My mother then said, "Now, don't think I'm going to let you spend the $130 all on comic books. Some of it's going to have to go for clothes and other expenses."

I asked, "Could I buy a pair of socks and spend the rest on comic books?" She said no. I could spend $30 on comics and then the remaining $100 would go towards, as she put it, "Necessities of Life." I tried to argue that Detective Comics was one but all she said was, "Nice try, kid. Nice try." I never could put one over on my mother. My father, yes…but not my mother.

Still, I took the offer. Thirty bucks worth of comic books was, after all, thirty bucks worth of comic books. Even at twelve cents apiece, that was a lot.

She presented the proposition to my father: "Give us the money and Mark and I will tear down the little house." He was skeptical but obviously, there was a value to keeping the dough within the family. "You've got a deal," he told us. "But for God's sake, be careful."

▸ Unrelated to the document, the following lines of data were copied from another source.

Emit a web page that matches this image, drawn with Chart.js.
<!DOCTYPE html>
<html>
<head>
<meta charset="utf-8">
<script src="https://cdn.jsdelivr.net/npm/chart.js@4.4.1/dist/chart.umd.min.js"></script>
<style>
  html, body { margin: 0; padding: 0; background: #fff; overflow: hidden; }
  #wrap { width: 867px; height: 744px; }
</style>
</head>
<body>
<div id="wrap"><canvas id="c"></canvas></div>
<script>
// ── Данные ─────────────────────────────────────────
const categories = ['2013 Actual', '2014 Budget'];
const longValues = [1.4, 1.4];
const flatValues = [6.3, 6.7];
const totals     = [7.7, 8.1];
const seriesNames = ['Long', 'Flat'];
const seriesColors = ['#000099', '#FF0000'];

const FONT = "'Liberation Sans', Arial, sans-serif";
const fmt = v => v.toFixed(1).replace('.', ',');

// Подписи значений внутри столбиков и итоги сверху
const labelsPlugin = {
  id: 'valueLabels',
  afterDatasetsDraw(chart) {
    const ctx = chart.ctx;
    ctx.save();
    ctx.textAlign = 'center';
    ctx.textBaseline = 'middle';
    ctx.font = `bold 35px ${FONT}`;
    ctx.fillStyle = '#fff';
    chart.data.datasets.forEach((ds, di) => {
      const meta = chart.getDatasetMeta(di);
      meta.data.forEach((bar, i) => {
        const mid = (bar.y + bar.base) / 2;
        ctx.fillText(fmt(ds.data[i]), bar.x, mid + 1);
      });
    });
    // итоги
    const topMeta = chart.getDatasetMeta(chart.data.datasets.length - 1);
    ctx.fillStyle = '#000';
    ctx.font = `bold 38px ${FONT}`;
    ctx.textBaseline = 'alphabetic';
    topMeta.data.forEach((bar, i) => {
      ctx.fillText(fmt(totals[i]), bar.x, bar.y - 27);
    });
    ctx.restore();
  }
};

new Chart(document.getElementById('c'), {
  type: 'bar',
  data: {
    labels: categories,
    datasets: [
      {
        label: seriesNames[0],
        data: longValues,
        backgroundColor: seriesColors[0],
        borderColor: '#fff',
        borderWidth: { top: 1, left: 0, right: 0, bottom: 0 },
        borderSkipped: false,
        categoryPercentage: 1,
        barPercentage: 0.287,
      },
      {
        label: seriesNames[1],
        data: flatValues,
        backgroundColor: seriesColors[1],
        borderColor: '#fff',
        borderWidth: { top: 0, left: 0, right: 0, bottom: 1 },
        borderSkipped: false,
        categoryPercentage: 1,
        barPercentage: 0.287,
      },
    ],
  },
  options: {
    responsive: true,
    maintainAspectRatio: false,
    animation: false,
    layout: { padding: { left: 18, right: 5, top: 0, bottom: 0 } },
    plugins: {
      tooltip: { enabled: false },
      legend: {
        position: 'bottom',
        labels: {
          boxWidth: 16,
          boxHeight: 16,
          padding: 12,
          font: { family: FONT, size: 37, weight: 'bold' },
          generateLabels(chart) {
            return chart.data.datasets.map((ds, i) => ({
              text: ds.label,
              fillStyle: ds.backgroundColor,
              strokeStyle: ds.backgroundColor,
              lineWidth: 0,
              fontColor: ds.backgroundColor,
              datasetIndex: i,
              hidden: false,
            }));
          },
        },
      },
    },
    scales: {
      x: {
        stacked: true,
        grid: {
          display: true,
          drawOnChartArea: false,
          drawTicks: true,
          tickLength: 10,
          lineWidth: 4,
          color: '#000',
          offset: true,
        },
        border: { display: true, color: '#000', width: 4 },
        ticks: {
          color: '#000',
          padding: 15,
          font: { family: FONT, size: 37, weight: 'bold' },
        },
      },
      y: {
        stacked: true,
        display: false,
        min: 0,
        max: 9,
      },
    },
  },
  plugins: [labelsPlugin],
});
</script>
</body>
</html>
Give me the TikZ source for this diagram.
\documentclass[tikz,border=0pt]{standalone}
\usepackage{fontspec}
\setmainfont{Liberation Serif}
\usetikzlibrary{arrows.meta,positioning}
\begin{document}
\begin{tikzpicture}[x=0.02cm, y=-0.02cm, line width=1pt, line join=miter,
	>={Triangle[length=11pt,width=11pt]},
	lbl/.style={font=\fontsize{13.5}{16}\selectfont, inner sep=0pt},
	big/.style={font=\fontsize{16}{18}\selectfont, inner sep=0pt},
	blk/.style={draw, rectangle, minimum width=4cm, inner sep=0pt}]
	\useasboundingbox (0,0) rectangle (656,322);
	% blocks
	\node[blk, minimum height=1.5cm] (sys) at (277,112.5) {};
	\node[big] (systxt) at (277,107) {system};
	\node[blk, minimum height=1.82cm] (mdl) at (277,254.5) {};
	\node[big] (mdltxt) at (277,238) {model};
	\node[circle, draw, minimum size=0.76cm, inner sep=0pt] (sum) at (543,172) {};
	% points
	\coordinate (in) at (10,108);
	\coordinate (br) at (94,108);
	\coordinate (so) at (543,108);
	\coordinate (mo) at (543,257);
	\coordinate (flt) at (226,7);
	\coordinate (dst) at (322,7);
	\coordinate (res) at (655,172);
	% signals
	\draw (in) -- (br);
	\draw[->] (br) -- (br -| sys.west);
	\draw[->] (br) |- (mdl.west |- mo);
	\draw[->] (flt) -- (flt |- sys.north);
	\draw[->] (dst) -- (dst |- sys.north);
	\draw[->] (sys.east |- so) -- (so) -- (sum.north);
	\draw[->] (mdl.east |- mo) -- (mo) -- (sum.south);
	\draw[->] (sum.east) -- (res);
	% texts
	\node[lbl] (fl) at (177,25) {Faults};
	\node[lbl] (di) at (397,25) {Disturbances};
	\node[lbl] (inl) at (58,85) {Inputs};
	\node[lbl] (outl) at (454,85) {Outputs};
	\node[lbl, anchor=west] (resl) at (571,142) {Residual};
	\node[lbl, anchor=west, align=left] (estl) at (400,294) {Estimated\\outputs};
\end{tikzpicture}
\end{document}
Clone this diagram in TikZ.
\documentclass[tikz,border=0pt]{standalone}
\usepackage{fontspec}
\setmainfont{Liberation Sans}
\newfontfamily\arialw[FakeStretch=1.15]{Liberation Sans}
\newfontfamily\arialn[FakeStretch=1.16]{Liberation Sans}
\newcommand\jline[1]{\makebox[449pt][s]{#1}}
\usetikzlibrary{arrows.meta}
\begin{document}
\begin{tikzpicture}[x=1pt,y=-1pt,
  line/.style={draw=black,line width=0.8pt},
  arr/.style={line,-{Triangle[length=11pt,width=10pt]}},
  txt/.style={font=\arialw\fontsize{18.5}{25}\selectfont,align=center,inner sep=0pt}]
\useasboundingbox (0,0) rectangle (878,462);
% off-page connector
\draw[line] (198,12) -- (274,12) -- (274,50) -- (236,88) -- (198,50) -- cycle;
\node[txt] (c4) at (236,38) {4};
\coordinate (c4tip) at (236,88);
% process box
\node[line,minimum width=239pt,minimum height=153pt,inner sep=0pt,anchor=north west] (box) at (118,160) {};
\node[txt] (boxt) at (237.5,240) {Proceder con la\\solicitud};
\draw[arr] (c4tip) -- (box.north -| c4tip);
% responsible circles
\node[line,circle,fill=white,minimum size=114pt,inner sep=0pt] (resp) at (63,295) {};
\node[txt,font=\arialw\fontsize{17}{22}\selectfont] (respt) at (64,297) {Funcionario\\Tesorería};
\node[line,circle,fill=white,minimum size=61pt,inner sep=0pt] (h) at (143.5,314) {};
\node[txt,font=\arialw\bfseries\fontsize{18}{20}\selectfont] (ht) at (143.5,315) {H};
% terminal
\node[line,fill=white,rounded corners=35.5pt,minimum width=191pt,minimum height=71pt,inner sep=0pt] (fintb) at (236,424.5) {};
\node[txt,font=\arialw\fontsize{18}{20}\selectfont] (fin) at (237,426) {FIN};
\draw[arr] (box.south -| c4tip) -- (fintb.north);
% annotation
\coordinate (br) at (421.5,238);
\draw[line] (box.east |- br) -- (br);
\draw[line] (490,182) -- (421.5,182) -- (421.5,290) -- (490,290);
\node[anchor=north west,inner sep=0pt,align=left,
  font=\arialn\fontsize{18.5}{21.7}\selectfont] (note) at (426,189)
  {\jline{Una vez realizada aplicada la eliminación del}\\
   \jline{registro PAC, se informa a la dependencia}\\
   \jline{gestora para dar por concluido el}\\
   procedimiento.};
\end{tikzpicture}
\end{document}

We were…and it was, up to a point, enormous fun. The little house was built like a real house but without a concrete foundation. We bought tools so I had safety goggles and gloves and a sledge hammer that was appropriate to my size and a big crowbar that I used to pry the shingles off the exterior. Once I did that, some of the walls beneath them could be knocked down with the sledge hammer, even by a ten-year-old boy. The little house turned out to be in even worse shape than we'd thought, plus we also had a big assist from those termites.

When we got the place down to the framework, Uncle Nathan decided to get in on the action. He went someplace and rented a gasoline-fueled power saw and then came over and cut down some of the upright beams, collapsing the roof. Boy, that was exciting. Many years later, I was outside the Hacienda Hotel in Las Vegas the night it was imploded with thousands of gallons of liquid explosives. Watching the little house come down was more memorable and astonishing.

Then Uncle Nathan sawed the roof and interior paneling into smaller chunks that Felipe the Gardener could fit into his truck. When the house was almost down, we paid Felipe to dig up the wooden frame that had formed the foundation. He then hauled the wreckage away and we were done.

My father was amazed. Absolutely amazed. He stood out in the backyard, staring at the plot where the little house had been and he said over and over, "I can't believe you did it! I cannot believe it!"

Between that extra cost of Felipe's excavation and what we spent on tools, we didn't clear $260. It was more like $200 but I still put aside $30 from my share for comic books and the rest went for clothes, shoes and some new shelving for my bedroom. I had to have a place to put all those comic books, after all. That was a Necessity of Life.

Only days after the little house was gone, we had to spend two nights at a nearby motel while our big house was covered with a tent. It was then filled with poison gas…which, the exterminator swore to me on the life of his children, would not harm my beloved comic book collection. As we were checking into the motel, the clerk noted that the address my father wrote on the registration card was less than a mile away. "You're not from out of town, I see. Might I ask the reason you'll be staying with us?"

My father was still reeling with astonishment at our demolition work. I guess it was partly that and partly to make a joke that he told the man, "My son here tore down our house."

The clerk gave me a look of incredulity and he asked, "Did you really do that?"

I said, "Yes." And motioning to the little suitcase I was holding, I added, "I packed my sledge hammer and my crowbar! If the TV in our room doesn't work, this place will be a parking lot by morning!"